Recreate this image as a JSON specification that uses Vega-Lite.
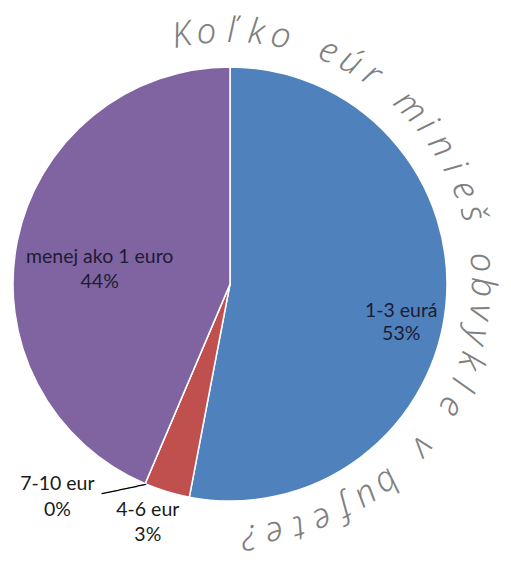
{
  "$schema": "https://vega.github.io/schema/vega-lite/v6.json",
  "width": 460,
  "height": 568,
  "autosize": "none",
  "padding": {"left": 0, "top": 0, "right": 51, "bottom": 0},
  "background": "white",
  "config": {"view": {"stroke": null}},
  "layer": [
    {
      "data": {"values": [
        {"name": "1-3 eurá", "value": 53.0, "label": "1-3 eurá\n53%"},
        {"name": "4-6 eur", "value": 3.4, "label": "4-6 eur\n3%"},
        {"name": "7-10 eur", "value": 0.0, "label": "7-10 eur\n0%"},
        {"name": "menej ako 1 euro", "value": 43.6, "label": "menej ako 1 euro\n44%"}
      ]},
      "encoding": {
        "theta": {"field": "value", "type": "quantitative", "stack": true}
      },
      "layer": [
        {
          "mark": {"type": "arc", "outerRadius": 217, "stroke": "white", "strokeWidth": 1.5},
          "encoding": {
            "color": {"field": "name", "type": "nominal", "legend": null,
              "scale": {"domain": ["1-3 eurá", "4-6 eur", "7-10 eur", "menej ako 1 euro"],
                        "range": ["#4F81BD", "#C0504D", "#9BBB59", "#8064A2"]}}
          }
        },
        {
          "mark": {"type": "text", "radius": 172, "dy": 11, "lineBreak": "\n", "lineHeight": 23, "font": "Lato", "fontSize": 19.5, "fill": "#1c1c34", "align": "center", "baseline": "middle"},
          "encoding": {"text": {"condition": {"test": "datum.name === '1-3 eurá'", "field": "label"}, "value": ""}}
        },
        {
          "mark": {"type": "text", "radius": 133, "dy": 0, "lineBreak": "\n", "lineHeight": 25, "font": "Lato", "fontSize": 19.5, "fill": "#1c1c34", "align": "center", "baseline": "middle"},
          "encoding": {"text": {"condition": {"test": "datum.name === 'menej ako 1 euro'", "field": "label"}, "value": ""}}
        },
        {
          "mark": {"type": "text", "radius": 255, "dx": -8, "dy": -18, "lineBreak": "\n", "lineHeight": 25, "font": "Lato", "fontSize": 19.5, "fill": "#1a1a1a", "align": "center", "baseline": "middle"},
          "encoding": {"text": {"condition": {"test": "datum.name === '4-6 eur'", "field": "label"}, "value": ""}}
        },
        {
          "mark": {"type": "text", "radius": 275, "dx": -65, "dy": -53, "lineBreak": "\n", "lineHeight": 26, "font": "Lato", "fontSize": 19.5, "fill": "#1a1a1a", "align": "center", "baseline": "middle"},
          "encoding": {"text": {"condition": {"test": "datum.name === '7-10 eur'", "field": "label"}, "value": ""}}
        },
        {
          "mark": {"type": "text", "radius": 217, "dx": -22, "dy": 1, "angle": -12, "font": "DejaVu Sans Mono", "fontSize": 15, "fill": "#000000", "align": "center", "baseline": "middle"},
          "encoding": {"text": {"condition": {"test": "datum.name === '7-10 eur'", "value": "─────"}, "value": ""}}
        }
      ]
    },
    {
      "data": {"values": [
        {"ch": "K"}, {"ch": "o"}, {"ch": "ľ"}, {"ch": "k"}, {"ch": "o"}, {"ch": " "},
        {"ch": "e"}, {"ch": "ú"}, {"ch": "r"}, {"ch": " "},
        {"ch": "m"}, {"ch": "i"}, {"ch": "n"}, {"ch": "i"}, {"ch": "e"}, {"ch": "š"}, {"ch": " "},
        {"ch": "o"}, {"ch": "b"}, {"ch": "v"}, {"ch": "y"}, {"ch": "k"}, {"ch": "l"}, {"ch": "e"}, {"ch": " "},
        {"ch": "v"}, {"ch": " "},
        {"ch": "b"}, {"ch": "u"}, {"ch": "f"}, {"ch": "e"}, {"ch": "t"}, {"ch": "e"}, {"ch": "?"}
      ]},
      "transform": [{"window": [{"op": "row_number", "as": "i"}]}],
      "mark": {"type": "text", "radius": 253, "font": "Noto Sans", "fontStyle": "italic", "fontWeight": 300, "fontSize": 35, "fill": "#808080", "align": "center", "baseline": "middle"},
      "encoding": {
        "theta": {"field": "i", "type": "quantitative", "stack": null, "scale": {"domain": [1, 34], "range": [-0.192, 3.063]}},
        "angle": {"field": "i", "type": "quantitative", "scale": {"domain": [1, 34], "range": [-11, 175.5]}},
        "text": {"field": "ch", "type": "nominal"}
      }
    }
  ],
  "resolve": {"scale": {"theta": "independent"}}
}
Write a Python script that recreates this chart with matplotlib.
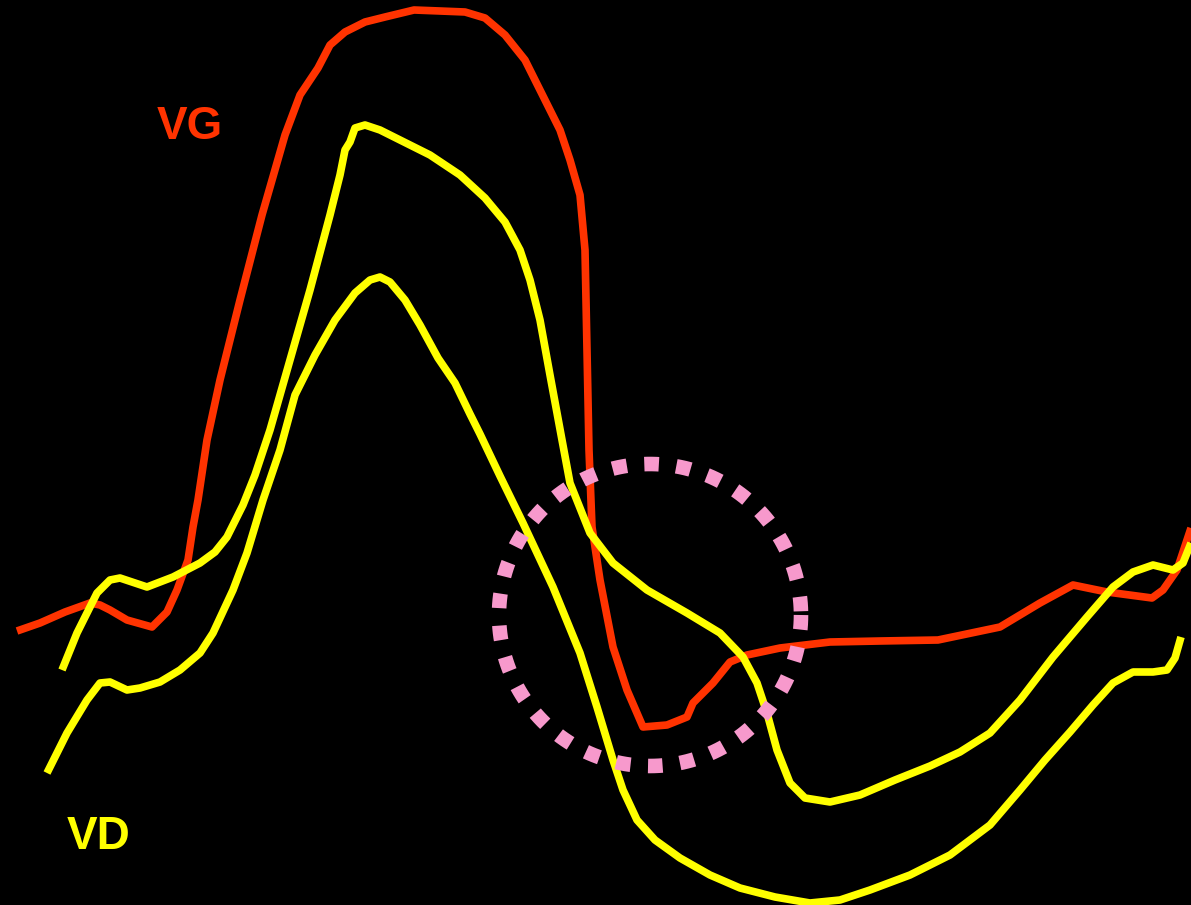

++++++++++++++++++++

◆ **JOB**:
All of the material above needs to be restated exactly, with no pictures.

◆ **RESULT OF THIS TASK**:
Recreate this image as a JSON specification that uses Vega-Lite.
{
  "$schema": "https://vega.github.io/schema/vega-lite/v6.json",
  "width": 460,
  "height": 568,
  "autosize": "none",
  "padding": {"left": 0, "top": 0, "right": 51, "bottom": 0},
  "background": "white",
  "config": {"view": {"stroke": null}},
  "layer": [
    {
      "data": {"values": [
        {"name": "1-3 eurá", "value": 53.0, "label": "1-3 eurá\n53%"},
        {"name": "4-6 eur", "value": 3.4, "label": "4-6 eur\n3%"},
        {"name": "7-10 eur", "value": 0.0, "label": "7-10 eur\n0%"},
        {"name": "menej ako 1 euro", "value": 43.6, "label": "menej ako 1 euro\n44%"}
      ]},
      "encoding": {
        "theta": {"field": "value", "type": "quantitative", "stack": true}
      },
      "layer": [
        {
          "mark": {"type": "arc", "outerRadius": 217, "stroke": "white", "strokeWidth": 1.5},
          "encoding": {
            "color": {"field": "name", "type": "nominal", "legend": null,
              "scale": {"domain": ["1-3 eurá", "4-6 eur", "7-10 eur", "menej ako 1 euro"],
                        "range": ["#4F81BD", "#C0504D", "#9BBB59", "#8064A2"]}}
          }
        },
        {
          "mark": {"type": "text", "radius": 172, "dy": 11, "lineBreak": "\n", "lineHeight": 23, "font": "Lato", "fontSize": 19.5, "fill": "#1c1c34", "align": "center", "baseline": "middle"},
          "encoding": {"text": {"condition": {"test": "datum.name === '1-3 eurá'", "field": "label"}, "value": ""}}
        },
        {
          "mark": {"type": "text", "radius": 133, "dy": 0, "lineBreak": "\n", "lineHeight": 25, "font": "Lato", "fontSize": 19.5, "fill": "#1c1c34", "align": "center", "baseline": "middle"},
          "encoding": {"text": {"condition": {"test": "datum.name === 'menej ako 1 euro'", "field": "label"}, "value": ""}}
        },
        {
          "mark": {"type": "text", "radius": 255, "dx": -8, "dy": -18, "lineBreak": "\n", "lineHeight": 25, "font": "Lato", "fontSize": 19.5, "fill": "#1a1a1a", "align": "center", "baseline": "middle"},
          "encoding": {"text": {"condition": {"test": "datum.name === '4-6 eur'", "field": "label"}, "value": ""}}
        },
        {
          "mark": {"type": "text", "radius": 275, "dx": -65, "dy": -53, "lineBreak": "\n", "lineHeight": 26, "font": "Lato", "fontSize": 19.5, "fill": "#1a1a1a", "align": "center", "baseline": "middle"},
          "encoding": {"text": {"condition": {"test": "datum.name === '7-10 eur'", "field": "label"}, "value": ""}}
        },
        {
          "mark": {"type": "text", "radius": 217, "dx": -22, "dy": 1, "angle": -12, "font": "DejaVu Sans Mono", "fontSize": 15, "fill": "#000000", "align": "center", "baseline": "middle"},
          "encoding": {"text": {"condition": {"test": "datum.name === '7-10 eur'", "value": "─────"}, "value": ""}}
        }
      ]
    },
    {
      "data": {"values": [
        {"ch": "K"}, {"ch": "o"}, {"ch": "ľ"}, {"ch": "k"}, {"ch": "o"}, {"ch": " "},
        {"ch": "e"}, {"ch": "ú"}, {"ch": "r"}, {"ch": " "},
        {"ch": "m"}, {"ch": "i"}, {"ch": "n"}, {"ch": "i"}, {"ch": "e"}, {"ch": "š"}, {"ch": " "},
        {"ch": "o"}, {"ch": "b"}, {"ch": "v"}, {"ch": "y"}, {"ch": "k"}, {"ch": "l"}, {"ch": "e"}, {"ch": " "},
        {"ch": "v"}, {"ch": " "},
        {"ch": "b"}, {"ch": "u"}, {"ch": "f"}, {"ch": "e"}, {"ch": "t"}, {"ch": "e"}, {"ch": "?"}
      ]},
      "transform": [{"window": [{"op": "row_number", "as": "i"}]}],
      "mark": {"type": "text", "radius": 253, "font": "Noto Sans", "fontStyle": "italic", "fontWeight": 300, "fontSize": 35, "fill": "#808080", "align": "center", "baseline": "middle"},
      "encoding": {
        "theta": {"field": "i", "type": "quantitative", "stack": null, "scale": {"domain": [1, 34], "range": [-0.192, 3.063]}},
        "angle": {"field": "i", "type": "quantitative", "scale": {"domain": [1, 34], "range": [-11, 175.5]}},
        "text": {"field": "ch", "type": "nominal"}
      }
    }
  ],
  "resolve": {"scale": {"theta": "independent"}}
}
Write a Python script that recreates this chart with matplotlib.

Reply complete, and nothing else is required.